What number of lines in the material contain the word "React"? Give that number alone.

■ SUPPLIED DATA
%%

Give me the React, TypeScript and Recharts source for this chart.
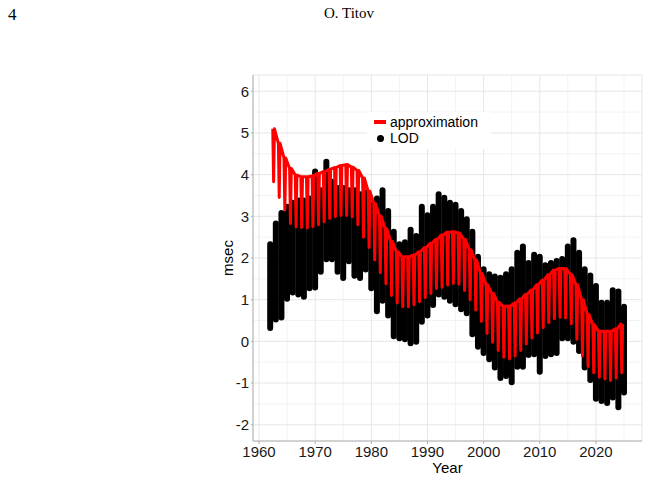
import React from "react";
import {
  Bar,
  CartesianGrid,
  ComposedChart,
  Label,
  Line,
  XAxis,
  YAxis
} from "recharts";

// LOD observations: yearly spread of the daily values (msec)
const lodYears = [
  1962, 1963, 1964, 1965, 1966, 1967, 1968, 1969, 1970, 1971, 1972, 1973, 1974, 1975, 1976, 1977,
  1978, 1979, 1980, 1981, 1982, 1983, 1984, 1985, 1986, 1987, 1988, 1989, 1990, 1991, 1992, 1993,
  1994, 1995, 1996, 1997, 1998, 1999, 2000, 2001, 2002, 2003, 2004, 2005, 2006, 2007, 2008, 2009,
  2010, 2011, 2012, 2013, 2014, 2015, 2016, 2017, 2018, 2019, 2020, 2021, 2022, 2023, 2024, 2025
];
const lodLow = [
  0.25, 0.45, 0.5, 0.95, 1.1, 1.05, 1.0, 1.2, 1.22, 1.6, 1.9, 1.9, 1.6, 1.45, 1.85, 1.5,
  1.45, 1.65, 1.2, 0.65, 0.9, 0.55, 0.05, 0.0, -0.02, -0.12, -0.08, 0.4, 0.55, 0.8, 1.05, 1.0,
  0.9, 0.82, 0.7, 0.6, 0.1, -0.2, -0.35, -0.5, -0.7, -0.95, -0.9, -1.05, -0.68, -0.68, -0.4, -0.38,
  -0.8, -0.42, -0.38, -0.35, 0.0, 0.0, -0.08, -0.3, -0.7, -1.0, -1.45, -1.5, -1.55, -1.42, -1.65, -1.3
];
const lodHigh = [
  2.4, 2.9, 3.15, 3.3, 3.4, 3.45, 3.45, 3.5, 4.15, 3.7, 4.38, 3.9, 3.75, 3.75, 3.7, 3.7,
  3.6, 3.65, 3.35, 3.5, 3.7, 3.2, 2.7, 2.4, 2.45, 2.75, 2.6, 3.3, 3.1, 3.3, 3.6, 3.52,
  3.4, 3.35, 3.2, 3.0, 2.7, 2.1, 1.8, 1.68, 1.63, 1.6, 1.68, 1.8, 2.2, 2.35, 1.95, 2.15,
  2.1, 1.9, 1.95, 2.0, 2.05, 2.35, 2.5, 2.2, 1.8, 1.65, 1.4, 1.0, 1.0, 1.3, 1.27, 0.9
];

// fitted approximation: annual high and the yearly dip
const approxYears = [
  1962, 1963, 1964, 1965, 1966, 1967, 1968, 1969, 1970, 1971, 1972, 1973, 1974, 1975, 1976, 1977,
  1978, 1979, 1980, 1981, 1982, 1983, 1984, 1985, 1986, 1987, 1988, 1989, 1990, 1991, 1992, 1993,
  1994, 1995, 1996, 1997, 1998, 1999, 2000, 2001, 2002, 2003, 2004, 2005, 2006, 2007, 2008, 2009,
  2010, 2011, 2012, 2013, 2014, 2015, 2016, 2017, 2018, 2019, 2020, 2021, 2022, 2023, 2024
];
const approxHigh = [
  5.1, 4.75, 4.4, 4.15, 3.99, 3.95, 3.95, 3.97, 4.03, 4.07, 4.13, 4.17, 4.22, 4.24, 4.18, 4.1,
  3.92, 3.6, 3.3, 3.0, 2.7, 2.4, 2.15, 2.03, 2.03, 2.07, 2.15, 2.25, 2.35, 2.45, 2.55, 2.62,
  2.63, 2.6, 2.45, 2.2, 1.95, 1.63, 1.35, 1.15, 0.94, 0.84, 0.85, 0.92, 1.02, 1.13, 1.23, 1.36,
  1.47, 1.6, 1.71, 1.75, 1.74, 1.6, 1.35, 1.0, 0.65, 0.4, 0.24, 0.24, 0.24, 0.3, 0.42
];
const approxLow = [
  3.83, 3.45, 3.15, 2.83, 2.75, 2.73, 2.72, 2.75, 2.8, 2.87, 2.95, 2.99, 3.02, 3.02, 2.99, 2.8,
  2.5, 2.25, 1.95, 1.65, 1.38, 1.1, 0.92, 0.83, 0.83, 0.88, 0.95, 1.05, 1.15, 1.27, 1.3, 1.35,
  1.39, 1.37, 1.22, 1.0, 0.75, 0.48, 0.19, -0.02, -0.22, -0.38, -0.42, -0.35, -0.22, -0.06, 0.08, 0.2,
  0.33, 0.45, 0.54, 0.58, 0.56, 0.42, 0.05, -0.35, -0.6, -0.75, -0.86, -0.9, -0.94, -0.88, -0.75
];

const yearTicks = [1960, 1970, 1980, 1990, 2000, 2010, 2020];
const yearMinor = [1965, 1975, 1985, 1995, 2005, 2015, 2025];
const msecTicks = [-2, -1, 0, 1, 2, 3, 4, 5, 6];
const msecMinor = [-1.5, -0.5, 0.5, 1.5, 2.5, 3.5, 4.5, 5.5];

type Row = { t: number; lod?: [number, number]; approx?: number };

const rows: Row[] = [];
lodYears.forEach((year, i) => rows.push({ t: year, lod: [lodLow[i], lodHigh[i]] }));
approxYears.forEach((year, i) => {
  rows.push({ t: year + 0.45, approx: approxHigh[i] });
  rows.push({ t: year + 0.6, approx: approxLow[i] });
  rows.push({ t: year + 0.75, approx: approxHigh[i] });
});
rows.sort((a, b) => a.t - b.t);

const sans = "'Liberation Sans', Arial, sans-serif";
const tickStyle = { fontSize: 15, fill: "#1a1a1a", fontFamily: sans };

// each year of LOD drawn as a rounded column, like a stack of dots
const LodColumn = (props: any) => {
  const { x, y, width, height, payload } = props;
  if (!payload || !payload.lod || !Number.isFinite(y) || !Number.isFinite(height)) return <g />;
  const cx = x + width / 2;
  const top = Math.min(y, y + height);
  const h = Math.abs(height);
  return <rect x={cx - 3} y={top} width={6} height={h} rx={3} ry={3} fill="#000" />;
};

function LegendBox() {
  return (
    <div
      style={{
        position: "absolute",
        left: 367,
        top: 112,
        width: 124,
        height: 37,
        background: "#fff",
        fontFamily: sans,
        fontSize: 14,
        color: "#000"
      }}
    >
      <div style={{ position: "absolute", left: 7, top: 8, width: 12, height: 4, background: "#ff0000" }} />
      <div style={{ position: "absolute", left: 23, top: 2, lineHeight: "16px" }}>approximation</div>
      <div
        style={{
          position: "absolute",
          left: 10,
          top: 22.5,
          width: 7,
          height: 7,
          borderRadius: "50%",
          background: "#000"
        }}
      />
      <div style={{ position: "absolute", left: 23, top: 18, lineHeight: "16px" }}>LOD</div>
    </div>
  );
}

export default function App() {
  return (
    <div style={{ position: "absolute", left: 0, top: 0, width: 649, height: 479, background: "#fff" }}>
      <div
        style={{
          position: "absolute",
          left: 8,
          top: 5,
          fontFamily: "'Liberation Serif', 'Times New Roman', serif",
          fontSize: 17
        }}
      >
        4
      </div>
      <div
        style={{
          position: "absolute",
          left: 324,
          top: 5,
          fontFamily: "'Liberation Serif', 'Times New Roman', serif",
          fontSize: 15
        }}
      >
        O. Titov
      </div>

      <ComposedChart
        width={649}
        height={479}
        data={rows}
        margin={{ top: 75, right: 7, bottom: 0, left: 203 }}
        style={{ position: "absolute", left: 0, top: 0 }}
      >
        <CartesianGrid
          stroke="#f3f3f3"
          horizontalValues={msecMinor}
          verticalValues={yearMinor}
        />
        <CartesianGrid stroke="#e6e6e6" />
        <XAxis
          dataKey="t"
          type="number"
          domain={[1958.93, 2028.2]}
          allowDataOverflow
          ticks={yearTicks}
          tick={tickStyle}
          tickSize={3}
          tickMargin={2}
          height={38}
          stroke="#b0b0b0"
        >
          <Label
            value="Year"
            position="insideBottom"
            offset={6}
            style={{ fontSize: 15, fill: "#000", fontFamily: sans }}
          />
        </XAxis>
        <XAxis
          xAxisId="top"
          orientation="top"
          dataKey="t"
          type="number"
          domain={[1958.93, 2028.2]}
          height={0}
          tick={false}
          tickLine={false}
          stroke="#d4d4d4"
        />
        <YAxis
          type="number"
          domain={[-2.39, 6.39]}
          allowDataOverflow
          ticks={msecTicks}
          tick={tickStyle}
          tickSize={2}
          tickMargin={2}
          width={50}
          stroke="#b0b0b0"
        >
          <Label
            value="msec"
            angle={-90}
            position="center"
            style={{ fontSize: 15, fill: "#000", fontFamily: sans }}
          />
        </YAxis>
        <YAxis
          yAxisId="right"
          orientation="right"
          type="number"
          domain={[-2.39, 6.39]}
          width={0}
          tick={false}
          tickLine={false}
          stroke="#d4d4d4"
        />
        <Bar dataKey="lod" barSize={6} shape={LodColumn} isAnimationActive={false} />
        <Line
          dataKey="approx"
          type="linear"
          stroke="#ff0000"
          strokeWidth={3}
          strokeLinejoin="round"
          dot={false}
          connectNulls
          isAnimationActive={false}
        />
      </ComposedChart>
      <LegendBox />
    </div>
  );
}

%%
%%

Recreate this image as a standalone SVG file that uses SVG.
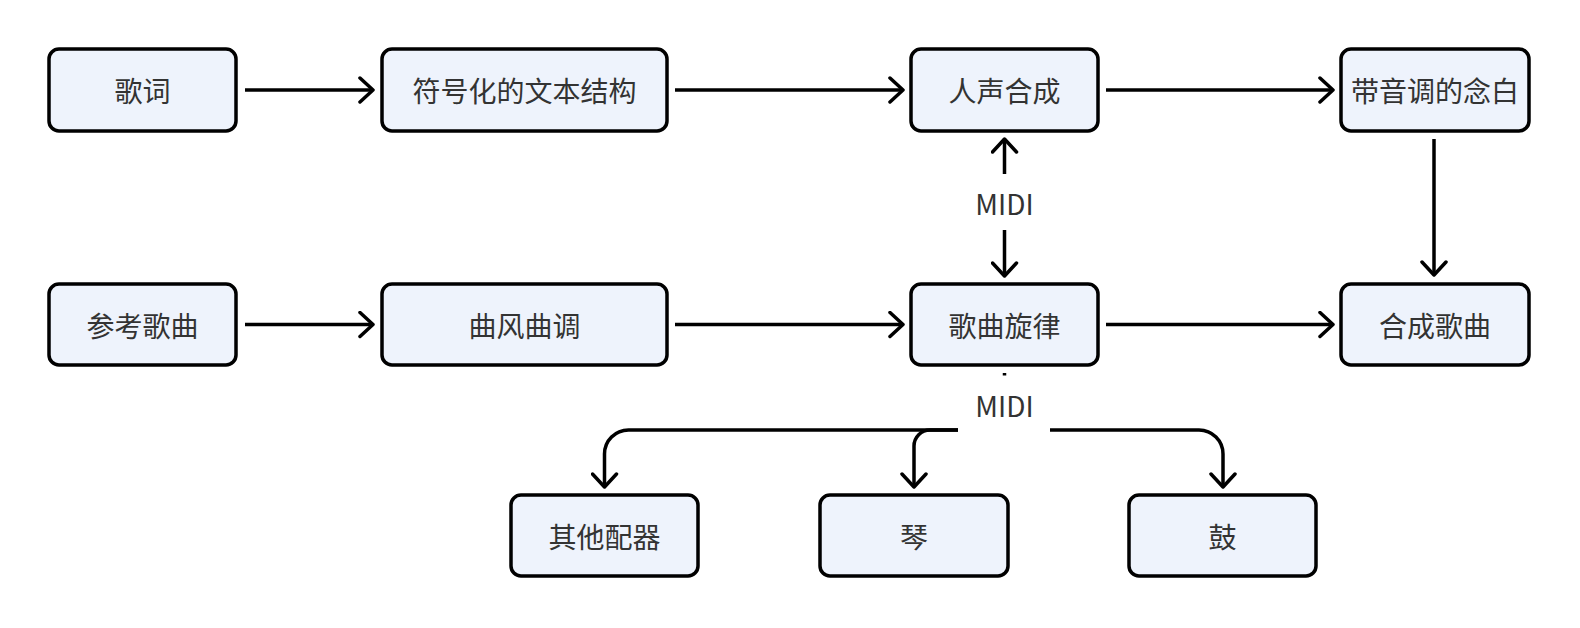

%%

■ EXPECTED ANSWER
2